What am I doing writing about trees when the air is thick with political suspense? Shouldn't I be writing about Donald Tsang Yam-kuen's embarrassing loss in last Thursday's televised debate with Audrey Eu Yuet-mee and why on earth he offered to do it? Or what surprises await us at this week's Legislative Council vote on the government's political reform proposals? But I'm going to write about trees. They have their place in politics.
Supposing a dozen trees suddenly came crashing down, killing a dozen people. An elected government careless about tree safety would surely face the fury of voters. Two falling trees have killed two Hongkongers in the past two years but, even if another eight came crashing down, killing eight more, our unelected government would still be secure. It cannot be voted out.
That, I am constantly told, is why pro-democracy legislators won't compromise in demanding genuine democracy. They believe only real democracy can guarantee accountable government. And only leaders accountable to the people will feel the heat to take good governance seriously.
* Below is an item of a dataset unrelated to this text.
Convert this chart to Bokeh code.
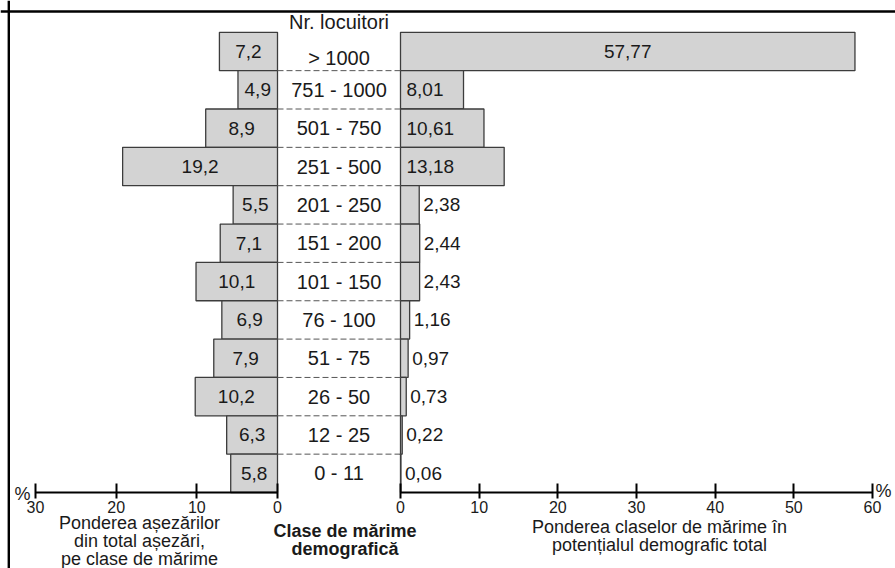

I'm not sure if democracy would have saved a young university student killed by a falling tree in Stanley two years ago. But I do believe that, if ours was an elected government, Chief Secretary Henry Tang Ying-yen would have been more diligent as the official tasked with tree safety after that tragedy. That diligence may have saved the cyclist killed by a falling tree last week. But Tang faced no consequences, not a rebuke nor a reprimand by his boss - even though the second death happened on his watch.
If we had an elected government, Tang would probably also have taken more seriously the poverty commission which he chaired some years back. The commission has ended its work but the wealth gap continues to widen. Tang doesn't have to justify the government time and money spent on something that produced nothing.
But there's another tree I want to talk about. I grew up with this tree. It was just behind the old home, long demolished, where I spent my childhood. It once grew freely on a little hill which housed a treasured Hong Kong heritage site - the old Tsim Sha Tsui marine police headquarters.
Instead of preserving this landmark for the people, our government sold it to the highest bidder who turned it into a hotel and mall for the rich. To make way for this, scores of trees were felled and the hill itself levelled. The old banyan I grew up with was spared but encased in a concrete shell where it can no longer grow freely. It is suffocating to death.